De Paul Beaucage
Pourquoi aurions-nous intérêt à jauger la contribution de cette auteure-compositrice-interprète plutôt que de considérer l’œuvre d’un (e) autre chanteur (teuse) ? Parce qu’on sait que Julien s’est imposée comme une artiste particulièrement douée dans le Québec de la deuxième moitié du vingtième siècle. Malheureusement, beaucoup d’amateurs (trices) de chanson contemporaine, marqués (ées) par la mondialisation de l’univers musical, ont tendance à méconnaître les chanteurs (teuses) engagés (ées) comme Pauline Julien. Aussi, il faut souhaiter que l’accessibilité d’internet leur permettra éventuellement de surmonter une telle lacune culturelle.
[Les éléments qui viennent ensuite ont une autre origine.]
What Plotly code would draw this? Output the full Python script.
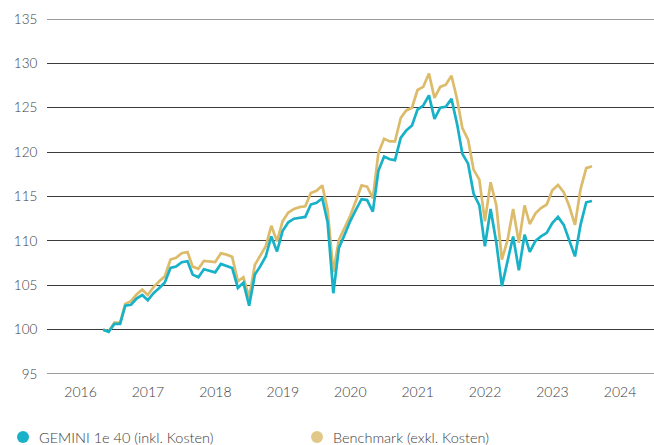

L’engagement indépendantiste de Pauline Julien
Une des principales causes sociopolitiques que Pauline Julien a défendues au cours de son existence était celle de la souveraineté du Québec. En effet, elle et son conjoint, le poète et politicien Gérald Godin (1938-1994), ont longtemps milité en faveur de l’accession à l’indépendance de la nation québécoise. Dès lors, on ne s’étonnera pas que Pauline Julien ait chanté la fameuse chanson de Raymond Lévesque, qui s’intitule Bozo-les-culottes (1967). À travers cette œuvre, le chansonnier dénonce l’exploitation dont sont victimes les Québécois francophones dans leur propre province. Le titre de la création se réfère au sobriquet dépréciatif dont on affuble le protagoniste de l’histoire. Celui-ci en vient à se révolter, comme l’ont fait certains militants du FLQ (le Front de Libération du Québec), contre l’oppression que lui inflige une minorité d’anglophones, en détruisant une statue érigée pour honorer ses ennemis. Cela éveillera les consciences de ses compagnons d’infortune, lesquels se révolteront à leur tour et obtiendront des droits dont ils étaient privés auparavant. Pour sa part, Bozo purgera une lourde peine de prison en raison de son geste et se heurtera à une indéniable ingratitude provenant de ses pairs. Voilà pourquoi le dernier quatrain du poème s’avère éminemment évocateur :
Quand on est de la race des pionniers
On est fait pour être oublié
Bozo-les-culottes
Bozo-les-culottes.
En termes d’interprétation, il faut reconnaître que Pauline Julien a su donner un ton aussi pudique que personnel à la chanson de Raymond Lévesque. Comme il se doit, elle manifeste une certaine tendresse vis-à-vis le protagoniste de l’histoire, en ayant soin de ne pas tomber dans le pathos. En outre, on ne saurait nier que la chanteuse témoigne d’une voix mélodieuse et d’un sens du rythme unique.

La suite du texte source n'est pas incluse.